Feminism is not the opposite of patriarchy

March 29, 2019

By Jaimee Kokonya

The Women@Work Campaign (W@W) held its annual partners meeting at the end of February in Kigali, Rwanda. When I was first asked to attend the week-long meeting, I was excited for many reasons. First, I had heard so much about this beautiful city with its tragic and brave history; second, I would get to meet Dr. Sylvia Tamale, whom I came to know through her laudable body of work on human rights, feminism and LGBTQ+ rights; and lastly, I would be meeting all the Southern and East African W@W partners for the very first time.

On the first day of the meeting Dr. Tamale, a professor at the Makerere University in Kampala Uganda, gave us a thought-provoking presentation on feminism, power and patriarchy and how these three things factor into the work that we do with women in flower farms. Without patriarchy, the devaluing of women’s labour would not exist and without capitalism the exploitation of this labour for little or no compensation too would be nonexistent.

Women@Work implementing partners during the annual programme meeting in Kigali, February 2019


Patriarchy and oppression of women

Dr. Tamale states that feminism is the recognition of patriarchy as a means of suppression of women: “Patriarchy is one cog in the wheel of the different existing and intersecting oppression’s such as capitalism, homophobia and racism, all working in tandem to crush us all into submission or nothingness.

“To identify as a feminist requires the action of working to dismantle patriarchy. These actions will not be met with open arms, as we have seen with feminists such as Dr. Stella Nyanzi, a Ugandan scholar and activists who has been imprisoned for her vocal activism against the incumbent President’s rule.”

During one of the group exercises in which we were tasked to identify the pros and cons of female and male leadership, one of my group members Caroline Wildeman (W@W Global Campaign Manager, Hivos) posed a pertinent question with regards to male leadership: “Are these male leadership qualities – aggressiveness, lack of emotion, arrogance- the qualities we want to emulate just because they have been the standard? Or do we want something different altogether?” This stuck with me, and I pondered this and the approach taken by most CSOs doing women empowerment work. This also struck me again during the International Women’s Day #BalanceForBetter. Perhaps this is where a lot of us doing the work have gone wrong: trying to create a balance with patriarchal standards in a patriarchal society for not just women but people of all genders, instead of dismantling this standard to create a new one that is inclusive of all our realities.

Photo: Leonard Faustel

What is feminism?

In my opinion, I think this stems from the lack of understanding about feminism. There is this perception that feminism is just the opposite of patriarchy and thus we need to make room for both. Ophelia Kemigisha, a Ugandan human rights lawyer and feminist captured this aptly in her Twitter thread about the book “Feminism is for Everybody” by Bell Hooks. Ophelia says: “‏As a radical feminist, I know that the problem is patriarchy.

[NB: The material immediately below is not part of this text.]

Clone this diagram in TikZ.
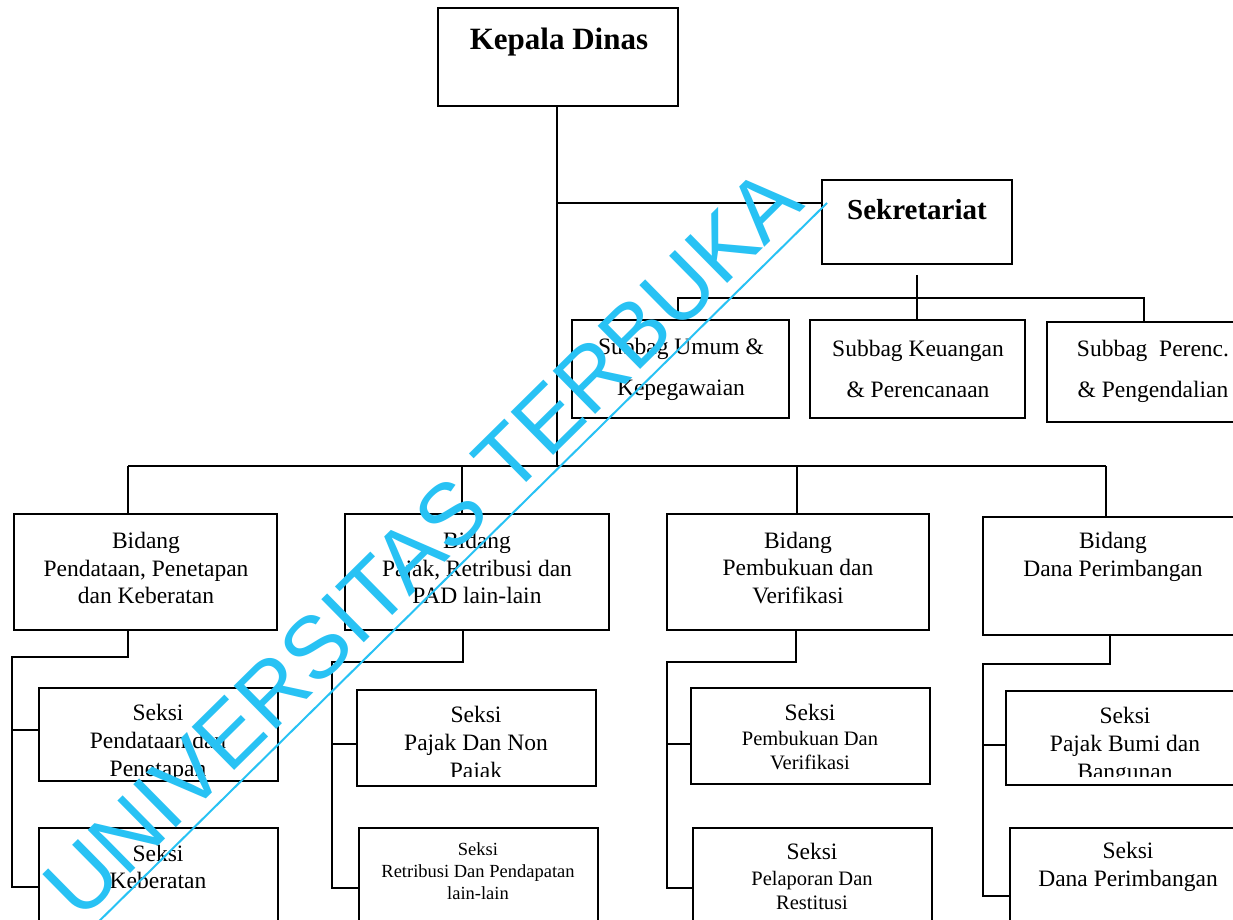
\documentclass[tikz,border=0pt]{standalone}
\usepackage{fontspec}
\setmainfont{Liberation Serif}
\newfontfamily\wmfont{Liberation Sans}
\definecolor{wmc}{RGB}{40,194,244}
\newcommand\bx[5]{\node[box, minimum width={#4-#2}, minimum height={#5-#3}] (#1) at ({(#2+#4)/2},{(#3+#5)/2}) {};}
\begin{document}
\begin{tikzpicture}[x=1pt,y=-1pt,
  box/.style={draw, line width=1.8pt, inner sep=0pt, fill=white},
  conn/.style={line width=1.8pt},
  txt/.style={align=center, inner sep=0pt, font=\fontsize{23.5}{27.5}\selectfont},
  cut/.style={align=center, inner sep=0pt, font=\fontsize{23.5}{28}\selectfont},
  sub/.style={align=center, inner sep=0pt, font=\fontsize{23.5}{41}\selectfont},
  mid/.style={align=center, inner sep=0pt, font=\fontsize{20.5}{24}\selectfont},
  small/.style={align=center, inner sep=0pt, font=\fontsize{18.5}{22}\selectfont},
  head/.style={inner sep=0pt, font=\bfseries\fontsize{31}{36}\selectfont},
  wm/.style={inner sep=0pt, text=wmc, font=\wmfont\fontsize{88}{88}\selectfont},
  wmline/.style={draw=wmc, line width=2pt}]
\useasboundingbox (0,0) rectangle (1233,920);
\clip (0,0) rectangle (1233,920);
\fill[white] (0,0) rectangle (1233,920);

% boxes
\bx{KD}{438}{8}{678}{106}
\bx{Sek}{822}{180}{1012}{264}
\bx{SU}{572}{320}{789}{418}
\bx{SK}{810}{320}{1025}{418}
\bx{SP}{1047}{322}{1241}{422}
\bx{B1}{14}{514}{277}{630}
\bx{B2}{345}{514}{609}{630}
\bx{B3}{667}{514}{929}{630}
\bx{B4}{983}{517}{1243}{635}
\bx{S1a}{39}{688}{278}{781}
\bx{S1b}{39}{828}{278}{960}
\bx{S2a}{357}{690}{596}{786}
\bx{S2b}{359}{828}{598}{960}
\bx{S3a}{691}{688}{930}{784}
\bx{S3b}{693}{828}{932}{960}
\bx{S4a}{1006}{691}{1245}{785}
\bx{S4b}{1010}{828}{1250}{960}

% texts
\node[head] (tKD) at (559,42) {Kepala Dinas};
\node[head, font=\bfseries\fontsize{29}{34}\selectfont] (tSek) at (917,210) {Sekretariat};
\node[sub] (tSU) at (681,369) {Subbag Umum \&\\Kepegawaian};
\node[sub] (tSK) at (918,369) {Subbag Keuangan\\\& Perencanaan};
\node[sub] (tSP) at (1153,371) {Subbag\ \ Perenc.\\\& Pengendalian};
\node[txt] (tB1) at (146,568) {Bidang\\Pendataan, Penetapan\\dan Keberatan};
\node[txt] (tB2) at (477,568) {Bidang\\Pajak, Retribusi dan\\PAD lain-lain};
\node[txt] (tB3) at (798,568) {Bidang\\Pembukuan dan\\Verifikasi};
\node[txt] (tB4) at (1113,557) {Bidang\\Dana Perimbangan};
\begin{scope}
\clip (39,688) rectangle (278,777);
\node[cut] (tS1a) at (158,742.5) {Seksi\\Pendataan dan\\Penetapan};
\end{scope}
\node[txt] (tS1b) at (158,867) {Seksi\\Keberatan};
\begin{scope}
\clip (357,690) rectangle (596,776);
\node[cut] (tS2a) at (476,744.5) {Seksi\\Pajak Dan Non\\Pajak};
\end{scope}
\node[small] (tS2b) at (478,871) {Seksi\\Retribusi Dan Pendapatan\\lain-lain};
\node[txt] (tS3a1) at (810,712) {Seksi};
\node[mid] (tS3a2) at (810,751) {Pembukuan Dan\\Verifikasi};
\node[txt] (tS3b1) at (812,851) {Seksi};
\node[mid] (tS3b2) at (812,890) {Pelaporan Dan\\Restitusi};
\begin{scope}
\clip (1006,691) rectangle (1245,776);
\node[cut] (tS4a) at (1125,745.5) {Seksi\\Pajak Bumi dan\\Bangunan};
\end{scope}
\node[txt] (tS4b) at (1128,867) {Seksi\\Dana Perimbangan};

% connectors
\coordinate (tr) at (557,466);
\coordinate (sk) at (822,203);
\draw[conn] (tr |- KD.south) -- (tr);
\draw[conn] (sk -| tr) -- (sk);
\coordinate (sb) at (917,298);
\coordinate (sbL) at (678,298);
\coordinate (sbR) at (1144,298);
\draw[conn] ([yshift=-10pt]Sek.south) -- (sb);
\draw[conn] (sbL |- SU.north) -- (sbL) -- (sbR) -- (sbR |- SP.north);
\draw[conn] (sb) -- (sb |- SK.north);

\coordinate (d1) at (128,466);
\coordinate (d2) at (462,466);
\coordinate (d3) at (797,466);
\coordinate (d4) at (1106,466);
\draw[conn] (d1) -- (d4);
\foreach \i in {1,2,3,4} {\draw[conn] (d\i) -- (d\i |- B\i.north);}

% column 1
\coordinate (j1) at (128,657); \coordinate (r1) at (12,657);
\coordinate (a1) at (12,730); \coordinate (b1) at (12,887);
\draw[conn] (j1 |- B1.south) -- (j1) -- (r1) -- (b1) -- (b1 -| S1b.west);
\draw[conn] (a1) -- (a1 -| S1a.west);
% column 2
\coordinate (j2) at (463,662); \coordinate (r2) at (332,662);
\coordinate (a2) at (332,744); \coordinate (b2) at (332,888);
\draw[conn] (j2 |- B2.south) -- (j2) -- (r2) -- (b2) -- (b2 -| S2b.west);
\draw[conn] (a2) -- (a2 -| S2a.west);
% column 3
\coordinate (j3) at (796,662); \coordinate (r3) at (667,662);
\coordinate (a3) at (667,744); \coordinate (b3) at (667,888);
\draw[conn] (j3 |- B3.south) -- (j3) -- (r3) -- (b3) -- (b3 -| S3b.west);
\draw[conn] (a3) -- (a3 -| S3a.west);
% column 4
\coordinate (j4) at (1110,664); \coordinate (r4) at (983,664);
\coordinate (a4) at (983,745); \coordinate (b4) at (983,896);
\draw[conn] (j4 |- B4.south) -- (j4) -- (r4) -- (b4) -- (b4 -| S4b.west);
\draw[conn] (a4) -- (a4 -| S4a.west);

% watermark
\node[wm, rotate=44.6, anchor=base west] (wmt) at (80,923) {UNIVERSITAS TERBUKA};
\coordinate (wmA) at (827,203);
\draw[wmline] (wmA) -- ++(-747,737);
\end{tikzpicture}
\end{document}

And so I do not aspire to be equal to men, but rather to dismantle the system that keeps me, and other womxn oppressed, even if our oppression does not look the same.” And further: “We must be careful to ensure that our struggle is indeed to dismantle patriarchy not to get a share of the patriarchal power.”

It is my assertion that, whereas there is a need to ensure that women have equal opportunities to men and are not sidelined based on their gender, there is also need to recognize that these opportunities were granted within the boys’ club of patriarchy. Hence we should not strive to have equal opportunity and access to this boys’ club, but destroy it all together so that there are opportunities for us all and not just those who assimilate to the patriarchy. As Dr. Tamale posits, “For there to be balance, there has to be access; which, depending on your class, sexual orientation, gender identity, race or disability can be hard to acquire.”

As Ophelia says, the access of a few classed women to power is not an indicator of equality. The work needs to focus on the margins. This is why the Women@Work Campaign is important. It creates a safe space for women working in flower farms to work free from sexual harassment, in good working conditions and with a living wage to supplement their daily needs, while encouraging their empowerment from within, which is so vital to their self-actualization.

As she ended the session Dr Tamale tasked us. “As feminists of all genders with access to power and means to create change, it is our duty to use this privilege to work for the freedom of those at the margins. Let us not strive to assimilate to patriarchy but instead to subvert it and actualize freedom for all us all.”